Real-time Animation of Sand-Water Interaction
Recent advances in physically-based simulations have made it possible to generate realistic animations. However, in the case of solid-fluid coupling, wetting effects have rarely been noticed despite their visual importance especially in interactions between fluids and granular materials. This paper presents a simple particle-based method to model the physical mechanism of wetness propagating through granular materials; Fluid particles are absorbed in the spaces between the granular particles and these wetted granular particles then stick together due to liquid bridges that are caused by surface tension and which will subsequently disappear when over-wetting occurs. Our method can handle these phenomena by introducing a wetness value for each granular particle and by integrating those aspects of behavior that are dependent on wetness into the simulation framework. Using this method, a GPU-based simulator can achieve highly dynamic animations that include wetting effects in real time.
Magnets in Motion
We introduce magnetic interaction for rigid body simulation. Our approach is based on an equivalent dipole method and as such it is discrete from the ground up. Our approach is symmetric as we base both field and force computations on dipole interactions.

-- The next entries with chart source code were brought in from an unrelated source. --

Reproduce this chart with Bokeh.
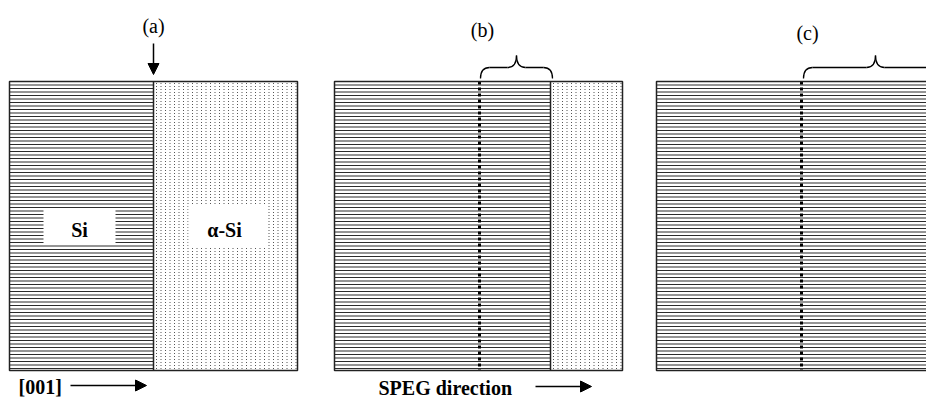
import numpy as np
from bokeh.plotting import figure
from bokeh.models import Range1d, Arrow, NormalHead, Label
from bokeh.embed import file_html
from bokeh.resources import INLINE

# ---- schematic description (reference-pixel coordinates) ----
panel_names = ["(a)", "(b)", "(c)"]
panel_left = [9, 334, 656]
panel_right = [297, 622, 960]
box_top, box_bottom = 81, 370
si_end = [153, 550, 960]          # end of crystalline (striped) region
dotted_front = [None, 479, 801]   # original interface marked by dotted line
title_x = [153, 482, 807]
title_y = [25, 29, 32]
line_pitch = 3.5
dot_dx, dot_dy = 4.5, 3.0

brace_left = [None, 480, 803]
brace_right = [None, 552, 947]

p = figure(width=926, height=397, output_backend="svg", toolbar_location=None,
           x_range=Range1d(0, 926), y_range=Range1d(397, 0),
           x_axis_type=None, y_axis_type=None, min_border=0)
p.outline_line_color = None
p.grid.visible = False
p.background_fill_color = "white"

SERIF = "Liberation Serif"

for i in range(3):
    L, R, S = panel_left[i], panel_right[i], si_end[i]
    # horizontal lattice lines in crystalline Si
    ys = np.arange(box_top + line_pitch, box_bottom - 1, line_pitch)
    p.segment(x0=[L] * len(ys), x1=[S] * len(ys), y0=ys, y1=ys,
              line_color="#2b2b2b", line_width=1)
    # amorphous dots
    if S < R:
        xs = np.arange(S + 3, R - 1, dot_dx)
        yd = np.arange(box_top + 2, box_bottom - 1, dot_dy)
        X, Y = np.meshgrid(xs, yd)
        p.rect(x=X.ravel(), y=Y.ravel(), width=1, height=1,
               fill_color="#555555", line_color=None)
        p.segment(x0=[S], x1=[S], y0=[box_top], y1=[box_bottom],
                  line_color="#222222", line_width=1.5)
    # dotted original interface
    if dotted_front[i] is not None:
        d = dotted_front[i]
        p.segment(x0=[d], x1=[d], y0=[box_top], y1=[box_bottom],
                  line_color="black", line_width=3, line_dash="3 3")
    # frame
    p.quad(left=[L], right=[R], top=[box_top], bottom=[box_bottom],
           fill_color=None, line_color="#222222", line_width=1.5)
    # panel title
    p.add_layout(Label(x=title_x[i], y=title_y[i], text=panel_names[i],
                       text_align="center", text_baseline="middle", text_color="black",
                       text_font=SERIF, text_font_size="20px"))
    # brace
    if brace_left[i] is not None:
        x0, x1 = brace_left[i], brace_right[i]
        xm = (x0 + x1) / 2
        yb, yf, yt, r = 78, 67, 55, 9
        p.quadratic(x0=[x0, xm - r, xm + r, x1], y0=[yb, yf, yf, yb],
                    x1=[x0 + r, xm, xm, x1 - r], y1=[yf, yt, yt, yf],
                    cx=[x0, xm, xm, x1], cy=[yf, yf, yf, yf],
                    line_color="black", line_width=1.3)
        p.segment(x0=[x0 + r, xm + r], x1=[xm - r, x1 - r], y0=[yf, yf], y1=[yf, yf],
                  line_color="black", line_width=1.3)

# white label boxes
p.quad(left=[43, 188], right=[115, 267], top=[208, 204], bottom=[244, 247],
       fill_color="white", line_color=None)
p.add_layout(Label(x=79, y=229, text="Si", text_align="center", text_baseline="middle",
                   text_color="black", text_font=SERIF, text_font_style="bold",
                   text_font_size="20px"))
p.add_layout(Label(x=224, y=229, text="α-Si", text_align="center", text_baseline="middle",
                   text_color="black", text_font=SERIF, text_font_style="bold",
                   text_font_size="20px"))

# interface arrow (a)
p.add_layout(Arrow(x_start=153, y_start=43, x_end=153, y_end=74, line_width=1.5,
                   end=NormalHead(size=11, fill_color="black", line_color="black")))

# bottom captions
p.add_layout(Label(x=18, y=386, text="[001]", text_align="left", text_baseline="middle",
                   text_color="black", text_font=SERIF, text_font_style="bold",
                   text_font_size="20px"))
p.add_layout(Arrow(x_start=70, y_start=385, x_end=146, y_end=385, line_width=1.5,
                   end=NormalHead(size=11, fill_color="black", line_color="black")))
p.add_layout(Label(x=378, y=387, text="SPEG direction", text_align="left",
                   text_baseline="middle", text_color="black", text_font=SERIF,
                   text_font_style="bold", text_font_size="20px"))
p.add_layout(Arrow(x_start=535, y_start=386, x_end=591, y_end=386, line_width=1.5,
                   end=NormalHead(size=11, fill_color="black", line_color="black")))

open("out.html", "w").write(file_html(p, INLINE))
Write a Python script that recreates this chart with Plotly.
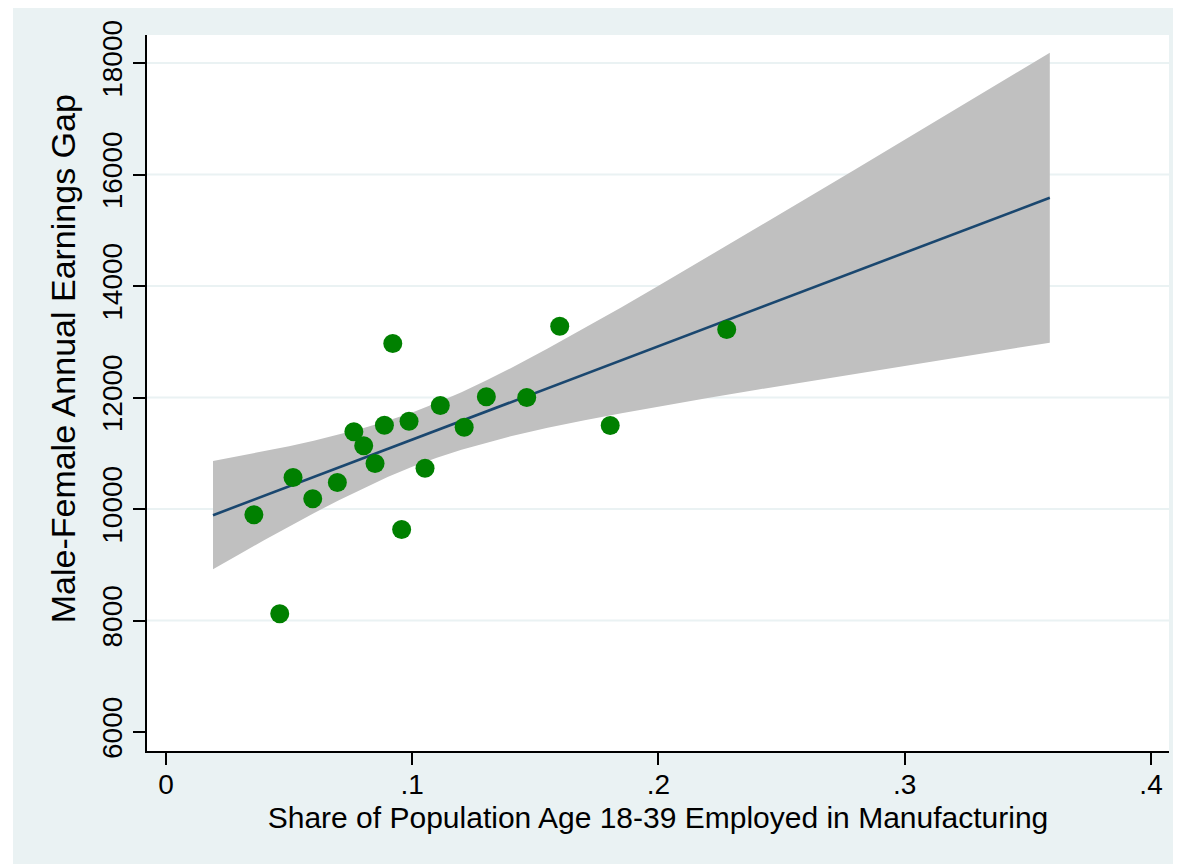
import plotly.graph_objects as go

# Scatter points: share employed in manufacturing vs earnings gap
share = [0.0357, 0.0462, 0.0516, 0.0596, 0.0696, 0.0763, 0.0803, 0.0849, 0.0887, 0.0921,
         0.0957, 0.0987, 0.1052, 0.1114, 0.1211, 0.1301, 0.1465, 0.1599, 0.1804, 0.2277]
gap = [9896, 8120, 10565, 10183, 10475, 11385, 11134, 10816, 11503, 12969,
       9632, 11575, 10732, 11857, 11468, 12013, 12000, 13279, 11498, 13220]

# Fitted line and 95% CI band
fit_x = [0.0191, 0.03, 0.04, 0.05, 0.06, 0.07, 0.08, 0.09, 0.10, 0.11, 0.12, 0.13, 0.14,
         0.155, 0.17, 0.185, 0.20, 0.22, 0.24, 0.26, 0.28, 0.30, 0.32, 0.34, 0.3589]
fit_y = [9889, 10072, 10239, 10407, 10574, 10742, 10910, 11077, 11245, 11412, 11580, 11747, 11915,
         12167, 12418, 12669, 12921, 13256, 13591, 13927, 14262, 14597, 14932, 15267, 15584]
ci_up = [10859, 10949, 11035, 11127, 11224, 11330, 11449, 11581, 11733, 11904, 12095, 12303, 12525,
         12878, 13245, 13621, 14004, 14521, 15042, 15568, 16094, 16622, 17152, 17682, 18184]
ci_lo = [8919, 9195, 9443, 9687, 9924, 10154, 10371, 10573, 10757, 10920, 11065, 11191, 11305,
         11456, 11591, 11717, 11838, 11991, 12140, 12286, 12430, 12572, 12712, 12852, 12984]

x_ticks = [0, 0.1, 0.2, 0.3, 0.4]
x_ticktext = ["0", ".1", ".2", ".3", ".4"]
y_ticks = [6000, 8000, 10000, 12000, 14000, 16000, 18000]
y_ticktext = ["6000", "8000", "10000", "12000", "14000", "16000", "18000"]
y_grid = [8000, 10000, 12000, 14000, 16000, 18000]

FONT = "Liberation Sans, Arial, Helvetica, sans-serif"
BG = "#EAF2F3"

fig = go.Figure()
fig.add_trace(go.Scatter(
    x=fit_x + fit_x[::-1], y=ci_up + ci_lo[::-1],
    fill="toself", fillcolor="#C0C0C0", line=dict(width=0),
    mode="lines", hoverinfo="skip", showlegend=False))
fig.add_trace(go.Scatter(
    x=fit_x, y=fit_y, mode="lines",
    line=dict(color="#1A476F", width=2.6), showlegend=False))
fig.add_trace(go.Scatter(
    x=share, y=gap, mode="markers",
    marker=dict(color="#008000", size=19, line=dict(width=0)), showlegend=False))

shapes = []
for g in y_grid:
    shapes.append(dict(type="line", xref="paper", yref="y", x0=0, x1=1, y0=g, y1=g,
                       line=dict(color=BG, width=2), layer="below"))
# white strip at the left edge of the image
shapes.append(dict(type="rect", xref="paper", yref="paper", x0=-1, x1=-0.1311, y0=-1, y1=2,
                   fillcolor="white", line=dict(width=0), layer="below"))

fig.update_layout(
    width=1173, height=856,
    margin=dict(l=139, r=12, t=27, b=113),
    paper_bgcolor=BG, plot_bgcolor="white",
    font=dict(family=FONT, size=28, color="black"),
    shapes=shapes,
    annotations=[dict(
        text="Male-Female Annual Earnings Gap", textangle=-90,
        xref="paper", yref="paper", x=-0.0825, y=0.548,
        xanchor="center", yanchor="middle", showarrow=False,
        font=dict(size=34, family=FONT, color="black"))],
    xaxis=dict(
        range=[-0.0077, 0.4073], tickvals=x_ticks, ticktext=x_ticktext,
        showgrid=False, zeroline=False, showline=True, linecolor="black", linewidth=2,
        ticks="outside", ticklen=12, tickwidth=1.8, tickcolor="black",
        ticklabelstandoff=-5,
        tickfont=dict(size=28, family=FONT),
        title=dict(text="Share of Population Age 18-39 Employed in Manufacturing",
                   font=dict(size=30, family=FONT), standoff=8)),
    yaxis=dict(
        range=[5659, 18503], tickvals=y_ticks, ticktext=y_ticktext, tickangle=-90,
        showgrid=False, zeroline=False, showline=True, linecolor="black", linewidth=2,
        ticks="outside", ticklen=12, tickwidth=1.8, tickcolor="black",
        tickfont=dict(size=28, family=FONT)),
)

fig.write_html("out.html")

Enriching rigid body simulation with magnetism allows for many new and interesting possibilities in computer animation and special effects. Our method also allows the accurate computation of magnetic fields for arbitrarily shaped objects, which is especially interesting for pedagogy as it allows the user to visually discover properties of magnetism which would otherwise be difficult to grasp.
We demonstrate our method on a variety of problems and our results reflect intuitive as well as surprising effects. Our method is fast and can be coupled with any rigid body solver to simulate dozens of magnetic objects at interactive rates.
Algoryx and Phun, CMLabs
There seem to be quite a few companies in the business of physics simulation these days.
Graham Fyffe pointed out this one to me: Algoryx focuses on 3D multi-physics simulations. They are also responsible for the Phun demo I posted a while ago, that has also been floating around YouTube.
Another company that does rigid-body physics simulations is CMLabs.
PixeLux's DMM
I added Pixelux Entertainment’s link on the side. They have developed a piece of software known as DMM (for Digital Molecular Matter), that “is a real-time finite element system that is being used in the “Force Unleashed”, an upcoming video game by LucasArts. [They] also have a plug-in that allows people to utilize FEA-based deformation and fracture within Maya as well as for [their] real-time engine.”